OK, I feel that I have to step in here, in defence of the octopus.  All day I've been seeing headlines shouting how alleged groper Donald Trump was all over some of his alleged victims 'like an octopus'. Since when has the octopus been synonymous with sex offending?  There's a clear implication here that the aquatic mollusc is well known for molesting women, using its tentacles to inappropriately touch women in multiple places on their bodies.  Where is the evidence for these heinous allegations?  Has an octopus ever been convicted for sex offences?  I think not.  Have there ever been allegations, even, of sexual misconduct on their part?  Obviously not.  Yet every time some public figure is accused of feeling up women against their will, the whole octopus analogy is brought up - with no justification.  I mean, just because the octopus has eight sucker covered tentacles, that doesn't make it a potential groper - having more hands doesn't make anyone more prone to groping, does it?  I'm sure that one handed men, for instance, are, statistically, just as likely to be the sort of man to try and cop a feel on a crowded tube train, for instance, as a bloke with both hands.  (Actually, some of those prosthetic hands could be even better for groping, giving a firmer grip which the victim is less likely to wriggle free from, for instance).
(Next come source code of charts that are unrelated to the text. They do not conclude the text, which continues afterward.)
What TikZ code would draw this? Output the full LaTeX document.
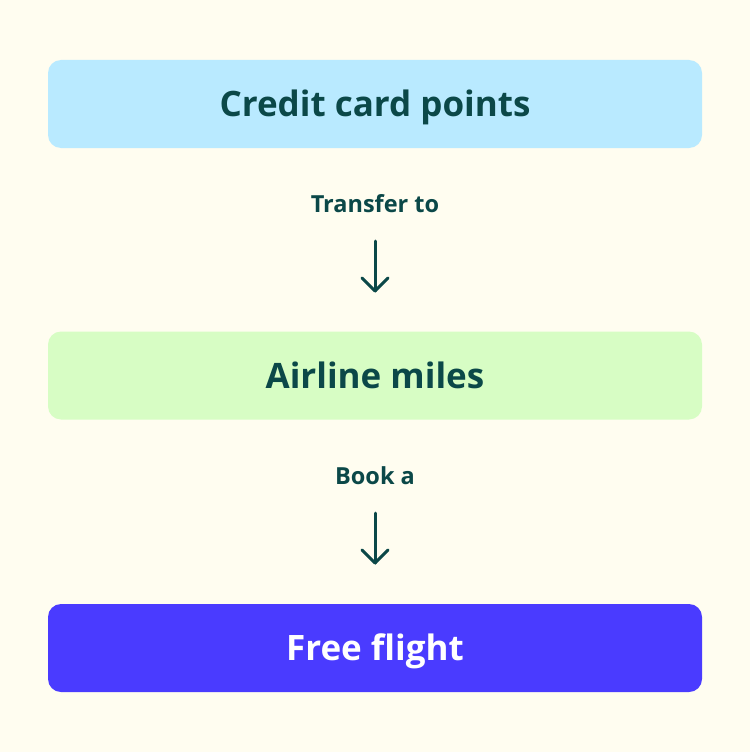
\documentclass[tikz,border=0pt]{standalone}
\usepackage{fontspec}
\setmainfont{Open Sans}
\definecolor{bg}{HTML}{FFFDF0}
\definecolor{ink}{HTML}{0B4848}
\definecolor{boxa}{HTML}{B9EAFF}
\definecolor{boxb}{HTML}{D7FDC4}
\definecolor{boxc}{HTML}{4A3BFF}
\begin{document}
\begin{tikzpicture}[x=1pt,y=-1pt,
  box/.style={rounded corners=13pt,minimum width=654pt,minimum height=88pt,inner sep=0pt,
    text height=25pt,text depth=0pt,
    font=\fontsize{35}{40}\selectfont\bfseries},
  lbl/.style={text=ink,font=\fontsize{23.5}{27}\selectfont\bfseries,inner sep=0pt,
    text height=17pt,text depth=0pt},
  arr/.style={draw=ink,line width=3pt,line cap=round,line join=round}]
\fill[bg] (0,0) rectangle (750,752);
\useasboundingbox (0,0) rectangle (750,752);
\node[box,fill=boxa,text=ink] (b1) at (375,104) {Credit card points};
\node[lbl] (l1) at (375,203.5) {Transfer to};
\node[box,fill=boxb,text=ink] (b2) at (375,375.5) {Airline miles};
\node[lbl] (l2) at (375,475.5) {Book a};
\node[box,fill=boxc,text=white] (b3) at (375,648) {Free flight};
\coordinate (a1s) at (375,241);
\coordinate (a1e) at (375,291);
\coordinate (a1l) at (362,278);
\coordinate (a1r) at (388,278);
\coordinate (a2s) at (375,513);
\coordinate (a2e) at (375,563);
\coordinate (a2l) at (362,550);
\coordinate (a2r) at (388,550);
\draw[arr] (a1s) -- (a1e);
\draw[arr] (a1l) -- (a1e) -- (a1r);
\draw[arr] (a2s) -- (a2e);
\draw[arr] (a2l) -- (a2e) -- (a2r);
\end{tikzpicture}
\end{document}
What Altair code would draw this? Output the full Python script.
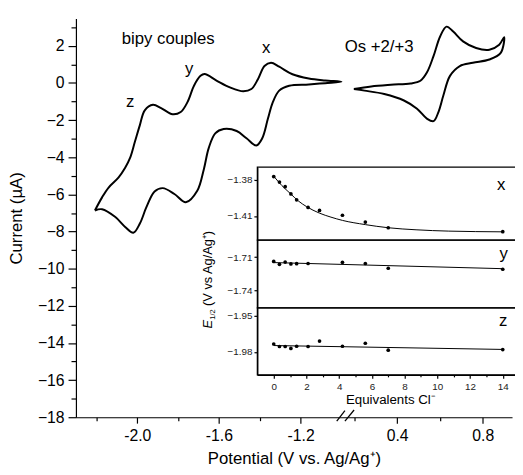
import altair as alt
import pandas as pd

# ---------------- main cyclic voltammogram (potential V, current uA) ----------------
bipy_E = [-2.207, -2.172, -2.140, -2.092, -2.059, -2.035, -2.011, -1.987, -1.963, -1.923,
          -1.883, -1.827, -1.787, -1.754, -1.722, -1.690, -1.670, -1.610, -1.546, -1.481,
          -1.441, -1.409, -1.377, -1.345, -1.305, -1.240, -1.160, -1.080, -1.000,
          -1.080, -1.160, -1.256, -1.305, -1.336, -1.360, -1.388, -1.417, -1.465, -1.513,
          -1.577, -1.618, -1.650, -1.674, -1.706, -1.762, -1.818, -1.875, -1.915, -1.955,
          -1.987, -2.019, -2.059, -2.107, -2.172, -2.207]
bipy_I = [-6.866, -6.161, -5.631, -5.101, -4.571, -4.040, -3.155, -2.269, -1.474, -1.177,
          -1.352, -1.686, -1.564, -1.034, -0.148, 0.382, 0.477, 0.117, -0.239, -0.451,
          -0.329, 0.201, 0.912, 1.087, 0.875, 0.467, 0.239, 0.133, 0.064,
          -0.011, -0.080, -0.148, -0.414, -1.034, -1.919, -2.980, -3.367, -2.980, -2.587,
          -2.481, -2.715, -3.510, -4.655, -5.806, -6.426, -5.981, -5.663, -5.843, -6.691,
          -7.572, -8.070, -7.752, -7.222, -6.800, -6.866]

os_E = [0.198, 0.279, 0.371, 0.463, 0.509, 0.539, 0.570, 0.601, 0.631, 0.662, 0.708, 0.769,
        0.831, 0.877, 0.900,
        0.884, 0.831, 0.754, 0.693, 0.647, 0.616, 0.593, 0.570, 0.539, 0.493, 0.432, 0.340,
        0.248, 0.198]
os_I = [-0.329, -0.186, -0.095, -0.027, 0.117, 0.557, 1.442, 2.503, 3.033, 2.768, 2.238, 1.882,
        1.792, 2.057, 2.466,
        1.617, 1.262, 1.087, 0.912, 0.382, -0.679, -1.564, -2.057, -1.919, -1.389, -0.944, -0.594,
        -0.414, -0.329]

# ---------------- inset: E1/2 vs equivalents Cl- ----------------
eq_x = [0, 0.35, 0.7, 1.05, 1.4, 2.1, 2.8, 4.2, 5.6, 7.0, 14.0]
e_x = [-1.3773, -1.3819, -1.3857, -1.3917, -1.3966, -1.4029, -1.4054, -1.4094, -1.4151, -1.4198, -1.4231]
fit_x_eq = [0, 0.5, 1, 1.5, 2, 2.8, 3.5, 4.2, 5.6, 7, 8.7, 10.7, 14]
fit_x = [-1.3770, -1.3848, -1.3912, -1.3975, -1.4022, -1.4077, -1.4110, -1.4137, -1.4172,
         -1.4198, -1.4215, -1.4226, -1.4232]

eq_y = [0, 0.35, 0.7, 1.05, 1.4, 2.1, 4.2, 5.6, 7.0, 14.0]
e_y = [-1.7139, -1.7166, -1.7145, -1.7162, -1.7160, -1.7158, -1.7148, -1.7158, -1.7201, -1.7210]
fit_y_eq = [0, 14]
fit_y = [-1.7150, -1.7205]

eq_z = [0, 0.35, 0.7, 1.05, 1.4, 2.1, 2.8, 4.2, 5.6, 7.0, 14.0]
e_z = [-1.9735, -1.9756, -1.9756, -1.9772, -1.9754, -1.9756, -1.9711, -1.9754, -1.9729, -1.9786, -1.9781]
fit_z_eq = [0, 14]
fit_z = [-1.9748, -1.9780]

# ---------------- layout / broken axis helpers ----------------
FONT = "Liberation Sans"
W, H = 443, 405
P0, K = -0.7277, 1.048          # broken-axis mapping of the right-hand segment


def brk(e):
    return round(P0 + (e - 0.4) * K, 4)


main_rows = []
for i, (e, c) in enumerate(zip(bipy_E, bipy_I)):
    main_rows.append({"p": e, "I": c, "seg": "bipy", "o": i})
for i, (e, c) in enumerate(zip(os_E, os_I)):
    main_rows.append({"p": brk(e), "I": c, "seg": "os", "o": i})
main_df = pd.DataFrame(main_rows)

major_x = {-2.0: "-2.0", -1.6: "-1.6", -1.2: "-1.2", brk(0.4): "0.4", brk(0.8): "0.8"}
minor_x = [-2.2, -1.8, -1.4, brk(0.2), brk(0.6)]
x_vals = sorted(list(major_x.keys()) + minor_x)
label_expr = " : ".join(f"datum.value == {v} ? '{t}'" for v, t in major_x.items()) + " : ''"
major_test = " || ".join(f"datum.value == {v}" for v in major_x)

x_main = alt.X("p:Q", scale=alt.Scale(domain=[-2.3, -0.165], nice=False, zero=False),
               axis=alt.Axis(values=x_vals, labelExpr=label_expr, title="Potential (V vs. Ag/Ag⁺)",
                             tickSize={"condition": {"test": major_test, "value": 6}, "value": 3.5},
                             labelPadding=5, titlePadding=7, labelFontSize=16, titleFontSize=17,
                             labelOverlap=False, labelFlush=False, grid=False, orient="bottom"))
y_main = alt.Y("I:Q", scale=alt.Scale(domain=[-18, 3.47], nice=False, zero=False),
               axis=alt.Axis(values=list(range(-18, 4)),
                             labelExpr="datum.value % 2 == 0 ? datum.label : ''",
                             tickSize={"condition": {"test": "datum.value % 2 == 0", "value": 8}, "value": 5},
                             labelPadding=4, titlePadding=12, labelFontSize=16, titleFontSize=17,
                             title="Current (µA)", labelOverlap=False, grid=False, orient="left"))

curves = alt.Chart(main_df).mark_line(color="black", strokeWidth=2, interpolate="catmull-rom").encode(
    x=x_main, y=y_main, detail="seg:N", order="o:Q")

ann_df = pd.DataFrame({
    "p": [-1.848, -2.035, -1.746, -1.369, brk(0.316)],
    "I": [2.36, -1.03, 0.73, 1.88, 1.92],
    "t": ["bipy couples", "z", "y", "x", "Os +2/+3"],
})
ann = alt.Chart(ann_df).mark_text(font=FONT, fontSize=17, color="black", baseline="middle").encode(
    x=x_main, y=y_main, text="t:N")

brk_df = pd.DataFrame({"p": [-1.0231, -0.9831], "I": [-18.21, -18.21],
                       "p2": [-0.9831, -0.9383], "I2": [-17.65, -17.61]})
breaks = alt.Chart(brk_df).mark_rule(color="black", strokeWidth=1.3).encode(
    x=x_main, y=y_main, x2="p2:Q", y2="I2:Q")

main = alt.layer(curves, ann, breaks)

# ---------------- inset panels (they run off the right edge, as in the original) ----------------
EQ_DOM = [-1.0, 15.2]
EQ_RANGE = [184.3, 453.5]


def panel(eqs, es, feq, fe, dom, rng, letter, let_pos, show_x, interp):
    xa = alt.Axis(values=list(range(0, 15)),
                  labelExpr="datum.value % 2 == 0 ? datum.label : ''",
                  tickSize={"condition": {"test": "datum.value % 2 == 0", "value": 3.5}, "value": 2},
                  orient="bottom", offset=-(H - rng[0]), title="Equivalents Cl⁻",
                  labelFontSize=10, titleFontSize=13.5, labelPadding=3, titlePadding=2,
                  labelColor="#222", labelOverlap=False, labelFlush=False, grid=False) if show_x else None
    xe = alt.X("eq:Q", scale=alt.Scale(domain=EQ_DOM, range=EQ_RANGE, nice=False, zero=False),
               axis=xa)
    ticks = [v for v in [-1.38, -1.41, -1.71, -1.74, -1.95, -1.98] if dom[0] <= v <= dom[1]]
    ye = alt.Y("E:Q", scale=alt.Scale(domain=dom, range=rng, nice=False, zero=False),
               axis=alt.Axis(values=ticks, format=".2f", orient="left", offset=-EQ_RANGE[0],
                             tickSize=3.5, labelFontSize=10, labelPadding=2, labelColor="#222",
                             title=None, grid=False, labelOverlap=False, labelFlush=False))
    frame_df = pd.DataFrame({"eq": [EQ_DOM[0]], "eq2": [EQ_DOM[1]], "E": [dom[0]], "E2": [dom[1]]})
    frame = alt.Chart(frame_df).mark_rect(fillOpacity=0, stroke="black", strokeWidth=1.3).encode(
        x=xe, x2="eq2:Q", y=ye, y2="E2:Q")
    pts = alt.Chart(pd.DataFrame({"eq": eqs, "E": es})).mark_circle(size=14, color="black", opacity=1).encode(
        x=xe, y=ye)
    fit = alt.Chart(pd.DataFrame({"eq": feq, "E": fe})).mark_line(
        color="black", strokeWidth=1, interpolate=interp).encode(x=xe, y=ye)
    lab = alt.Chart(pd.DataFrame({"eq": [let_pos[0]], "E": [let_pos[1]], "t": [letter]})).mark_text(
        font=FONT, fontSize=17, color="black", baseline="middle").encode(x=xe, y=ye, text="t:N")
    layers = [frame, fit, pts, lab]
    return layers, xe, ye


lx, _, _ = panel(eq_x, e_x, fit_x_eq, fit_x, [-1.43, -1.3695], [225, 151], "x", (13.9, -1.3841), False, "monotone")
ly, _, _ = panel(eq_y, e_y, fit_y_eq, fit_y, [-1.756, -1.6946], [294, 225], "y", (14.05, -1.7071), False, "linear")
lz, xz, yz = panel(eq_z, e_z, fit_z_eq, fit_z, [-1.999, -1.9438], [362, 294], "z", (14.02, -1.9543), True, "linear")

# rotated inset y title: italic E, subscript 1/2, then the rest
tdf = pd.DataFrame({"eq": [-3.76], "E": [-1.9608]})
t_e = alt.Chart(tdf).mark_text(text="E", font=FONT, fontSize=13, fontStyle="italic", angle=270,
                               align="left", baseline="alphabetic", color="black").encode(x=xz, y=yz)
t_sub = alt.Chart(tdf).mark_text(text="1/2", font=FONT, fontSize=7.5, angle=270, align="left",
                                 baseline="alphabetic", dx=9, dy=3, color="black").encode(x=xz, y=yz)
t_rest = alt.Chart(tdf).mark_text(text="(V vs Ag/Ag⁺)", font=FONT, fontSize=13, angle=270, align="left",
                                  baseline="alphabetic", dx=23, color="black").encode(x=xz, y=yz)

px_ = alt.layer(*lx)
py_ = alt.layer(*ly)
pz_ = alt.layer(*lz, t_e, t_sub, t_rest)

chart = alt.layer(main, px_, py_, pz_).resolve_scale(
    x="independent", y="independent"
).properties(
    width=W, height=H,
    autosize=alt.AutoSizeParams(type="none"),
    padding={"left": 69, "top": 7, "right": 3, "bottom": 55},
).configure_view(stroke="transparent").configure_axis(
    domainColor="black", tickColor="black", labelColor="black", titleColor="black",
    labelFont=FONT, titleFont=FONT, titleFontWeight="normal", domainWidth=1.2, tickWidth=1.2,
)

chart.save("out.html", embed_options={"renderer": "svg", "actions": False})
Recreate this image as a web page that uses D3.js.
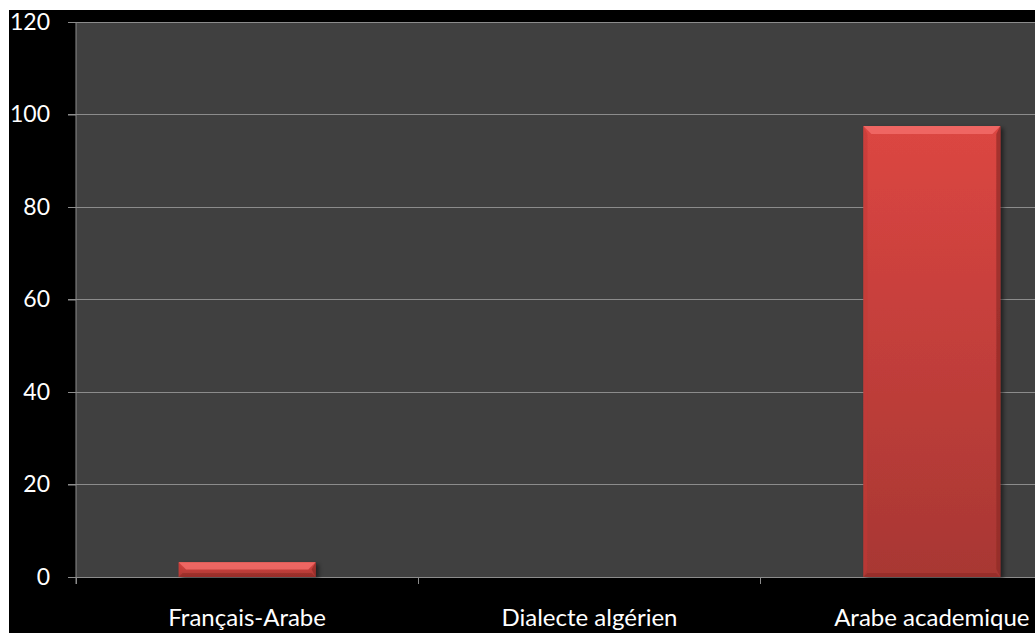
<!DOCTYPE html>
<html><head><meta charset="utf-8">
<script src="https://cdn.jsdelivr.net/npm/d3@7/dist/d3.min.js"></script>
<style>html,body{margin:0;padding:0;background:#fff;overflow:hidden}</style>
</head><body>
<svg id="c" width="1035" height="633"></svg>
<script>
const categories = ["Français-Arabe", "Dialecte algérien", "Arabe academique"];
const values = [3.2, 0, 97.5];
const yTicks = [0, 20, 40, 60, 80, 100, 120];

(function () {
const svg = d3.select("#c");
const W = 1035, H = 633;
const pL = 76, pR = 1103, pT = 22, pB = 577;
const font = "Lato, 'Open Sans', sans-serif";

svg.append("rect").attr("x", 9).attr("y", 10).attr("width", W - 9).attr("height", H - 10).attr("fill", "#000");

const x = d3.scaleBand().domain(categories).range([pL, pR]).paddingInner(0.6).paddingOuter(0.3);
const y = d3.scaleLinear().domain([0, 120]).range([pB, pT]);

svg.append("rect").attr("x", pL).attr("y", pT).attr("width", pR - pL).attr("height", pB - pT).attr("fill", "#404040");

const defs = svg.append("defs");
const g1 = defs.append("linearGradient").attr("id", "barGrad").attr("x1", 0).attr("y1", 0).attr("x2", 0).attr("y2", 1);
g1.append("stop").attr("offset", "0%").attr("stop-color", "#dc4642");
g1.append("stop").attr("offset", "100%").attr("stop-color", "#a83733");
const f = defs.append("filter").attr("id", "sh").attr("x", "-10%").attr("y", "-10%").attr("width", "130%").attr("height", "130%");
f.append("feDropShadow").attr("dx", 3).attr("dy", 2).attr("stdDeviation", 2).attr("flood-color", "#000").attr("flood-opacity", 0.5);

// gridlines
svg.append("g").selectAll("line").data(yTicks.filter(d => d > 0)).join("line")
  .attr("x1", pL - 8).attr("x2", pR).attr("y1", d => y(d)).attr("y2", d => y(d))
  .attr("stroke", "#8c8c8c").attr("stroke-width", 1).attr("shape-rendering", "crispEdges");

// y axis
const yAxis = d3.axisLeft(y).tickValues(yTicks).tickSize(8).tickPadding(18);
const ya = svg.append("g").attr("transform", `translate(${pL},0)`).call(yAxis);
ya.select(".domain").attr("stroke", "#8c8c8c").attr("d", `M0,${pT}V${pB + 7}`);
ya.selectAll(".tick line").attr("stroke", "#8c8c8c");
ya.selectAll(".tick text").attr("fill", "#fff").attr("font-family", font).attr("font-size", 23);

// x axis
const step = x.step();
const bounds = categories.map(c => x(c) - step * x.paddingInner() / 2).concat([pR]);
const xa = svg.append("g");
xa.append("line").attr("x1", pL).attr("x2", pR).attr("y1", pB).attr("y2", pB)
  .attr("stroke", "#8c8c8c").attr("shape-rendering", "crispEdges");
xa.selectAll("line.t").data(bounds).join("line").attr("class", "t")
  .attr("x1", d => d).attr("x2", d => d).attr("y1", pB).attr("y2", pB + 7)
  .attr("stroke", "#8c8c8c").attr("shape-rendering", "crispEdges");
xa.selectAll("text").data(categories).join("text")
  .attr("x", d => x(d) + x.bandwidth() / 2).attr("y", 626)
  .attr("text-anchor", "middle").attr("fill", "#fff")
  .attr("font-family", font).attr("font-size", 24)
  .text(d => d);

// bars with bevel
const bars = svg.append("g");
categories.forEach((c, i) => {
  const v = values[i];
  if (v <= 0) return;
  const x0 = x(c), x1 = x(c) + x.bandwidth();
  const y0 = y(v), y1 = y(0);
  const h = y1 - y0;
  const b = Math.min(8, h / 2);
  const g = bars.append("g").attr("filter", "url(#sh)");
  g.append("rect").attr("x", x0).attr("y", y0).attr("width", x1 - x0).attr("height", h).attr("fill", "url(#barGrad)");
  g.append("path").attr("d", `M${x0},${y0}L${x1},${y0}L${x1 - b},${y0 + b}L${x0 + b},${y0 + b}Z`).attr("fill", "#f26c68").attr("opacity", 0.85);
  g.append("path").attr("d", `M${x0},${y0}L${x0 + 4},${y0 + b}L${x0 + 4},${y1 - b}L${x0},${y1}Z`).attr("fill", "#c23a37").attr("opacity", 0.6);
  g.append("path").attr("d", `M${x1},${y0}L${x1 - 4},${y0 + b}L${x1 - 4},${y1 - b}L${x1},${y1}Z`).attr("fill", "#8e2a27").attr("opacity", 0.7);
  g.append("path").attr("d", `M${x0},${y1}L${x0 + 4},${y1 - Math.min(4, b)}L${x1 - 4},${y1 - Math.min(4, b)}L${x1},${y1}Z`).attr("fill", "#8e2a27").attr("opacity", 0.6);
});
})();
</script>
</body></html>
That said, tentacles aren't hands and, as far as I can see, wouldn't be suited to groping anyway.  Squeezing, perhaps, but not traditional groping.  OK, I suppose those suckers might allow a form of nipple tweaking and a tentacle could achieve a pretty good slap across the arse, but the fact is that the octopus, despite its undeserved media reputation, is ill-equipped to be a groper.  Besides, if its simply a case of assuming that many tentacles a groper makes, then why not scapegoat the giant squid instead?  They actually have more tentacle than an octopus and two of these are extra long, enabling them to stealthily grope from a distance.  Plus, those huge eyes probably make them good voyeurs.  Whilst there are no documented cases of octopus gropings, there is so little footage of living giant squids in their natural environment, that they could be sexual molesting halibut and the like all the time in the ocean depths.  Yet still it is the octopus that is unfairly characterised as the sex offender of the sea.  Personally, I blame all those old magazine and paperback covers depicting giant octopuses gripping young female divers with their tentacles.  I fear that if these false allegations aren't nipped in the bud now, things will only get worse.  It can surely only be a matter of time before someone starts trying to reinterpret Ringo Starr's 'Octopuses Garden' as evidence of the octopus being some kind of deep sea Jimmy Savile.  So, stop using the octopus as some kind of figurative gold standard for groping - the octopus is innocent.